━━━━━ Given data

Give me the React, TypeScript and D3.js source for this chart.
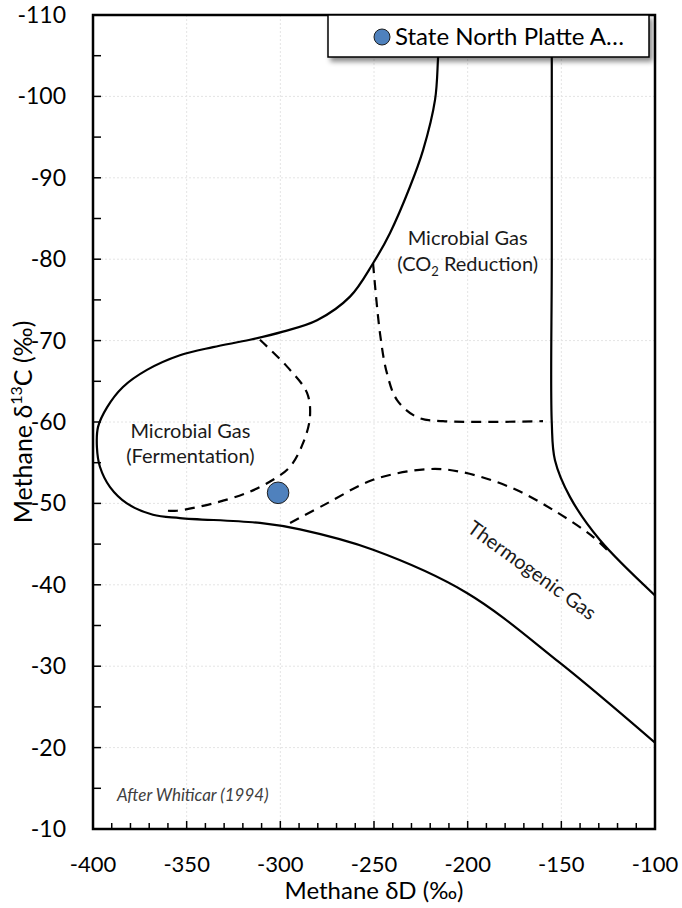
import React, { useEffect, useRef } from "react";
import * as d3 from "d3";

// boundary curves, [δD, δ13C]
const outerBoundary: [number, number][] = [
  [-214.8, -110], [-215.8, -104.8], [-217.4, -99.6], [-223.8, -93.4], [-230.8, -88.9],
  [-241.5, -83.2], [-250.5, -79.5], [-262.8, -75.4], [-280.4, -72.5], [-298.6, -71.1],
  [-316.2, -70.1], [-335.9, -69.2], [-353.6, -68.2], [-371.2, -66.4], [-384.0, -64.3],
  [-392.5, -61.8], [-397.3, -59.4], [-397.9, -56.9], [-396.3, -54.5], [-390.9, -52.0],
  [-381.9, -50.0], [-368.0, -48.6], [-353.6, -48.2], [-310.9, -47.6], [-289.5, -46.8],
  [-250.5, -44.3], [-200.4, -39.0], [-150.7, -30.4], [-100, -20.6],
];

const rightBoundary: [number, number][] = [
  [-155.1, -110], [-155.1, -80], [-155.1, -59.9], [-153.4, -55.3], [-145.4, -50.8],
  [-129.4, -45.5], [-100, -38.7],
];

const co2Line: [number, number][] = [
  [-250.5, -79.5], [-246.8, -70.9], [-243.1, -66.0], [-237.7, -62.7], [-227.0, -60.6],
  [-213.2, -60.1], [-159.8, -60.1],
];

const fermentationLine: [number, number][] = [
  [-310.9, -70.1], [-296.4, -66.8], [-285.8, -63.6], [-284.2, -60.6], [-287.9, -57.4],
  [-294.8, -54.5], [-303.9, -52.9], [-317.8, -51.3], [-335.9, -50.0], [-355.2, -49.1],
  [-360, -49.1],
];

const thermogenicLine: [number, number][] = [
  [-294.8, -47.6], [-275.1, -50.0], [-250.5, -52.9], [-221.7, -54.2], [-204.1, -53.9],
  [-177.4, -52.0], [-154.4, -49.2], [-133.1, -45.9], [-125.6, -44.3],
];

const samples = [{ name: "State North Platte A…", dD: -301.2, d13C: -51.3 }];

const xTicks = [-400, -350, -300, -250, -200, -150, -100];
const yTicks = [-110, -100, -90, -80, -70, -60, -50, -40, -30, -20, -10];

const FONT = "Lato, 'Open Sans', sans-serif";

export default function App() {
  const svgRef = useRef<SVGSVGElement>(null);

  useEffect(() => {
    if (!svgRef.current) return;
    const svg = d3.select(svgRef.current);
    svg.selectAll("*").remove();

    const margin = { top: 15, right: 27, bottom: 79, left: 93 };
    const width = 682;
    const height = 908;
    const innerWidth = width - margin.left - margin.right;
    const innerHeight = height - margin.top - margin.bottom;

    const x = d3.scaleLinear().domain([-400, -100]).range([0, innerWidth]);
    const y = d3.scaleLinear().domain([-110, -10]).range([0, innerHeight]);

    const defs = svg.append("defs");
    const f = defs.append("filter").attr("id", "shadow").attr("x", "-10%").attr("y", "-30%").attr("width", "130%").attr("height", "180%");
    f.append("feDropShadow").attr("dx", 3).attr("dy", 4).attr("stdDeviation", 2.5).attr("flood-color", "#000").attr("flood-opacity", 0.45);

    const g = svg.append("g").attr("transform", `translate(${margin.left},${margin.top})`);

    // grid
    g.append("g")
      .selectAll("line")
      .data(xTicks.slice(1, -1))
      .enter()
      .append("line")
      .attr("x1", (d) => x(d)).attr("x2", (d) => x(d))
      .attr("y1", 0).attr("y2", innerHeight)
      .attr("stroke", "#e4e4e4").attr("stroke-dasharray", "2,2");
    g.append("g")
      .selectAll("line")
      .data(yTicks.slice(1, -1))
      .enter()
      .append("line")
      .attr("y1", (d) => y(d)).attr("y2", (d) => y(d))
      .attr("x1", 0).attr("x2", innerWidth)
      .attr("stroke", "#e4e4e4").attr("stroke-dasharray", "2,2");

    // minor + major ticks (pointing inward)
    const xMinor = d3.range(-400, -99, 10);
    g.append("g")
      .selectAll("line")
      .data(xMinor)
      .enter()
      .append("line")
      .attr("x1", (d) => x(d)).attr("x2", (d) => x(d))
      .attr("y1", innerHeight).attr("y2", (d) => innerHeight - (d % 50 === 0 ? 8 : 6))
      .attr("stroke", "#000").attr("stroke-width", 1.5);
    const yMinor = d3.range(-110, -9, 5);
    g.append("g")
      .selectAll("line")
      .data(yMinor)
      .enter()
      .append("line")
      .attr("y1", (d) => y(d)).attr("y2", (d) => y(d))
      .attr("x1", 0).attr("x2", 8)
      .attr("stroke", "#000").attr("stroke-width", 1.5);

    // tick labels
    g.append("g")
      .selectAll("text")
      .data(yTicks)
      .enter()
      .append("text")
      .attr("x", -27)
      .attr("y", (d) => y(d) + 8)
      .attr("text-anchor", "end")
      .attr("font-family", FONT)
      .attr("font-size", 23)
      .text((d) => d);
    g.append("g")
      .selectAll("text")
      .data(xTicks)
      .enter()
      .append("text")
      .attr("x", (d) => x(d))
      .attr("y", innerHeight + 43)
      .attr("text-anchor", "middle")
      .attr("font-family", FONT)
      .attr("font-size", 22)
      .text((d) => d);

    // curves
    const line = d3
      .line<[number, number]>()
      .x((d) => x(d[0]))
      .y((d) => y(d[1]))
      .curve(d3.curveCatmullRom.alpha(0.5));

    const plot = g.append("g");
    plot.append("clipPath").attr("id", "clip").append("rect").attr("width", innerWidth).attr("height", innerHeight);
    const curves = plot.append("g").attr("clip-path", "url(#clip)");

    [outerBoundary, rightBoundary].forEach((d) =>
      curves.append("path").attr("d", line(d)).attr("fill", "none").attr("stroke", "#000").attr("stroke-width", 2.2)
    );
    [co2Line, fermentationLine, thermogenicLine].forEach((d) =>
      curves
        .append("path")
        .attr("d", line(d))
        .attr("fill", "none")
        .attr("stroke", "#000")
        .attr("stroke-width", 2.2)
        .attr("stroke-dasharray", "10,7")
    );

    // region labels
    const LS = 20;
    const label = (lines: string[], cx: number, cy: number) => {
      lines.forEach((t, i) => {
        g.append("text")
          .attr("x", x(cx))
          .attr("y", y(cy) + i * 25)
          .attr("text-anchor", "middle")
          .attr("font-family", FONT)
          .attr("font-size", LS)
          .attr("fill", "#1a1a1a")
          .text(t);
      });
    };
    label(["Microbial Gas"], -200, -81.7);
    const co2 = g.append("text")
      .attr("x", x(-200))
      .attr("y", y(-81.7) + 26)
      .attr("text-anchor", "middle")
      .attr("font-family", FONT)
      .attr("font-size", LS)
      .attr("fill", "#1a1a1a");
    co2.append("tspan").text("(CO");
    co2.append("tspan").attr("font-size", 13).attr("dy", 5).text("2");
    co2.append("tspan").attr("dy", -5).text(" Reduction)");
    label(["Microbial Gas", "(Fermentation)"], -348, -58.0);

    g.append("text")
      .attr("transform", `translate(${x(-167.8)},${y(-41.1)}) rotate(36)`)
      .attr("text-anchor", "middle")
      .attr("font-family", FONT)
      .attr("font-size", 20)
      .attr("fill", "#1a1a1a")
      .text("Thermogenic Gas");

    g.append("text")
      .attr("x", 24)
      .attr("y", y(-13.4))
      .attr("font-family", FONT)
      .attr("font-style", "italic")
      .attr("font-size", 17)
      .attr("fill", "#404040")
      .text("After Whiticar (1994)");

    // samples
    g.append("g")
      .selectAll("circle")
      .data(samples)
      .enter()
      .append("circle")
      .attr("cx", (d) => x(d.dD))
      .attr("cy", (d) => y(d.d13C))
      .attr("r", 10.8)
      .attr("fill", "#4f81bd")
      .attr("stroke", "#1f1f1f")
      .attr("stroke-width", 1);

    // frame
    g.append("rect")
      .attr("width", innerWidth)
      .attr("height", innerHeight)
      .attr("fill", "none")
      .attr("stroke", "#000")
      .attr("stroke-width", 2.5);

    // legend
    const legend = svg.append("g").attr("transform", "translate(328,15)");
    legend.append("rect").attr("width", 321).attr("height", 42).attr("fill", "#fff").attr("stroke", "#000").attr("stroke-width", 1.5).attr("filter", "url(#shadow)");
    legend.append("circle").attr("cx", 54).attr("cy", 22).attr("r", 8).attr("fill", "#4f81bd").attr("stroke", "#1f1f1f").attr("stroke-width", 1);
    legend.append("text").attr("x", 67).attr("y", 30).attr("font-family", FONT).attr("font-size", 24).text(samples[0].name);

    // axis titles
    svg.append("text")
      .attr("x", margin.left + innerWidth / 2)
      .attr("y", 899)
      .attr("text-anchor", "middle")
      .attr("font-family", FONT)
      .attr("font-size", 24)
      .text("Methane δD (‰)");

    const yt = svg.append("text")
      .attr("transform", `translate(32,${margin.top + y(-60)}) rotate(-90)`)
      .attr("text-anchor", "middle")
      .attr("font-family", FONT)
      .attr("font-size", 25);
    yt.append("tspan").text("Methane δ");
    yt.append("tspan").attr("font-size", 16).attr("dy", -10).text("13");
    yt.append("tspan").attr("dy", 10).text("C (‰)");
  }, []);

  return (
    <div style={{ position: "absolute", left: 0, top: 0 }}>
      <svg ref={svgRef} width={682} height={908} style={{ display: "block", background: "#fff" }} />
    </div>
  );
}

━━━━━━━━━━

Exercise details |
Restate the data word for word from its first line through the line with "import * as", leaving out any picture along the way.

Finished task |
Give me the React, TypeScript and D3.js source for this chart.
import React, { useEffect, useRef } from "react";
import * as d3 from "d3";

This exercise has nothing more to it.